The other concern often comes with balancing academics with external factors outside the classroom. As is the case for many students, especially today, life is happening at the same time that they are pursuing a degree, so it calls for them to manage their time and emotions in a way that is different from not having to deal with stressors or environmental factors they encounter outside the classroom. In that case, my role is to see the humanity in their experience, express authenticity, and keep them on track to completing their goals.

It helps when an advisor has similar shared experiences to the students they advise, but ultimately, all advisors should be prepared to meet the social, academic, and political challenges students face today.

What has been your experience advising HBCU students that do not identify as Black? How do you navigate potential differences in shared identity?

Again, this goes back to building a relationship above all else. Sure, I may have navigational similarities with some students more than others, but I am also someone who is naturally friendly and engaging with everyone I meet, regardless of their race or ethnicity.
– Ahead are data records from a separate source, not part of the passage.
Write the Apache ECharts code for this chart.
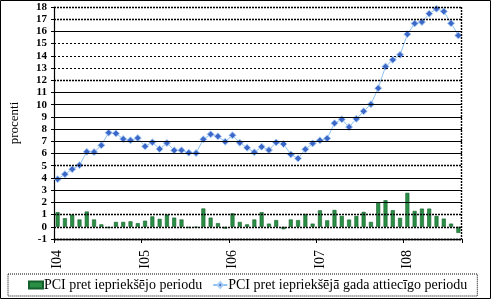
<!DOCTYPE html>
<html>
<head>
<meta charset="utf-8">
<script src="https://cdn.jsdelivr.net/npm/echarts@6/dist/echarts.min.js"></script>
<style>
html,body{margin:0;padding:0;background:#fff;}
#c{width:493px;height:301px;}
</style>
</head>
<body>
<div id="c"></div>
<script>
var romanMonths = ['I','II','III','IV','V','VI','VII','VIII','IX','X','XI','XII'];
var years = ['04','05','06','07','08'];
var categories = [];
years.forEach(function (y) { romanMonths.forEach(function (m) { categories.push(m + y); }); });
categories = categories.slice(0, 56);

var seriesNames = ['PCI pret iepriekšējo periodu', 'PCI pret iepriekšējā gada attiecīgo periodu'];

var pciMonthly = [1.2, 0.7, 1.0, 0.6, 1.25, 0.6, 0.2, -0.1, 0.4, 0.4, 0.45, 0.3,
  0.5, 0.85, 0.65, 1.0, 0.75, 0.6, -0.1, -0.05, 1.5, 0.75, 0.3, -0.15,
  1.1, 0.4, 0.2, 0.6, 1.2, 0.26, 0.55, -0.2, 0.6, 0.55, 1.05, 0.26,
  1.35, 0.53, 1.38, 0.89, 0.59, 0.89, 1.22, 0.4, 1.96, 2.18, 1.36, 0.73,
  2.78, 1.3, 1.49, 1.49, 0.89, 0.67, 0.26, -0.5];

var pciAnnual = [3.9, 4.31, 4.72, 5.05, 6.14, 6.12, 6.67, 7.71, 7.65, 7.19, 7.08, 7.27,
  6.59, 6.92, 6.37, 6.86, 6.26, 6.26, 6.07, 6.04, 7.16, 7.57, 7.41, 6.97,
  7.49, 6.88, 6.47, 6.1, 6.55, 6.28, 6.91, 6.78, 5.93, 5.6, 6.34, 6.83,
  7.08, 7.24, 8.48, 8.8, 8.17, 8.84, 9.46, 10.04, 11.35, 13.12, 13.67, 14.08,
  15.77, 16.65, 16.77, 17.45, 17.86, 17.64, 16.67, 15.67];

var yTicks = [-1,0,1,2,3,4,5,6,7,8,9,10,11,12,13,14,15,16,17,18];

// gridline appearance per level (style only)
var dotted = {type: [2, 1], width: 1.4, color: '#000'};
var dashed = {type: [2, 2], width: 1, color: '#000'};
var solid = {type: 'solid', width: 1.2, color: '#000'};
var styleFor = {18: dotted, 17: dotted, 15: dashed, 14: dashed, 13: dashed, 12: dotted, 5: dotted, 1: dotted, 0: dotted, '-1': dotted};

var gridLines = yTicks.map(function (v) {
  return {yAxis: v, lineStyle: styleFor[v] || solid};
});

var FONT = 'Liberation Serif';
var chart = echarts.init(document.getElementById('c'), null, {renderer: 'canvas'});
chart.setOption({
  animation: false,
  backgroundColor: '#fff',
  grid: {left: 53, right: 31, top: 7, bottom: 62, containLabel: false},
  graphic: [{
    type: 'rect', silent: true, z: 100,
    shape: {x: 0.5, y: 0.5, width: 490, height: 298},
    style: {fill: 'none', stroke: '#000', lineWidth: 1}
  }, {
    type: 'line', silent: true, z: 100,
    shape: {x1: 461.5, y1: 7, x2: 461.5, y2: 239},
    style: {stroke: '#000', lineWidth: 1.4, lineDash: [2, 1]}
  }],
  legend: {
    left: 8, top: 274,
    padding: [4, 10, 4, 20],
    itemGap: 10, itemWidth: 14, itemHeight: 7,
    borderColor: '#000', borderWidth: 1, borderType: [1, 1],
    textStyle: {fontFamily: FONT, fontSize: 14, color: '#000', padding: [0, 0, 0, -4]},
    data: [
      {name: seriesNames[0], icon: 'rect', itemStyle: {color: '#2a8f45'}},
      {name: seriesNames[1]}
    ]
  },
  xAxis: [{
    type: 'category', data: categories, position: 'bottom',
    boundaryGap: true,
    axisLine: {show: false}, axisTick: {show: false},
    axisLabel: {
      rotate: 90, margin: 11, fontFamily: FONT, fontSize: 14, color: '#000',
      interval: function (i) { return i % 12 === 0; }
    },
    splitLine: {show: false}
  }, {
    type: 'category', data: categories, position: 'bottom',
    boundaryGap: true,
    axisLine: {show: true, onZero: true, lineStyle: {color: '#000', width: 1.4, type: [2, 1]}},
    axisTick: {show: true, length: 4, lineStyle: {color: '#000'},
      interval: function (i) { return i % 12 === 0; }},
    axisLabel: {show: false},
    splitLine: {show: false}
  }],
  yAxis: {
    type: 'value', min: -1, max: 18, interval: 1,
    name: 'procenti', nameLocation: 'middle', nameGap: 33, nameRotate: 90,
    nameTextStyle: {fontFamily: FONT, fontSize: 13, color: '#000'},
    axisLine: {show: true, lineStyle: {color: '#000', width: 1.2}},
    axisTick: {show: true, length: 3, lineStyle: {color: '#000'}},
    axisLabel: {fontFamily: FONT, fontSize: 11, fontWeight: 'bold', color: '#000', margin: 7},
    splitLine: {show: false}
  },
  series: [{
    name: 'grid', type: 'line', data: [], silent: true, z: 1,
    markLine: {silent: true, symbol: 'none', label: {show: false}, data: gridLines, animation: false}
  }, {
    name: seriesNames[0], type: 'bar', data: pciMonthly, barWidth: 4, z: 3,
    itemStyle: {color: '#2a8f45', borderColor: '#14602c', borderWidth: 0.6}
  }, {
    name: seriesNames[1], type: 'line', data: pciAnnual, z: 4,
    symbol: 'diamond', symbolSize: 7, showSymbol: true, showAllSymbol: true,
    lineStyle: {color: '#8ec3f2', width: 1},
    itemStyle: {color: '#3d68c9', borderColor: '#a9cdf3', borderWidth: 1}
  }]
});
</script>
</body>
</html>
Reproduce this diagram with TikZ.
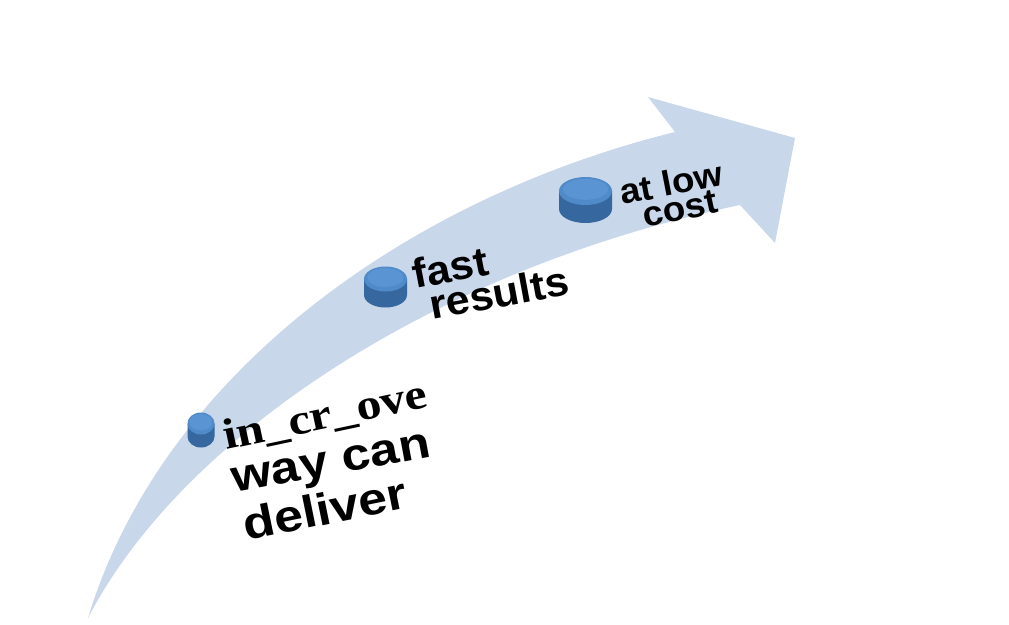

Our campuses are changing so much these days, and the myth of HBCUs being exclusively Black is no longer the case. Our services and resources are for all students who choose to attend our institution — it's just a matter of getting to know what makes them engaged, tapping into that, and connecting them with the community across campus so they do not feel disconnected.

What advice would you provide to first-year students attending an HBCU?

Use the resources available to you and do not be afraid to ask questions. Whether you want to know about scholarships to help fund your education, or popular student traditions on campus, or have an opportunity to meet peers in the same career field or academic discipline as you, these are resources that are often at students' fingertips. It's just a matter of being brave and taking advantage of them.

As well, remember that at the end of the day, no matter how you come to campus or leave after graduation, we are a family, and the students, alumni, faculty, and staff will be here to support you along the way.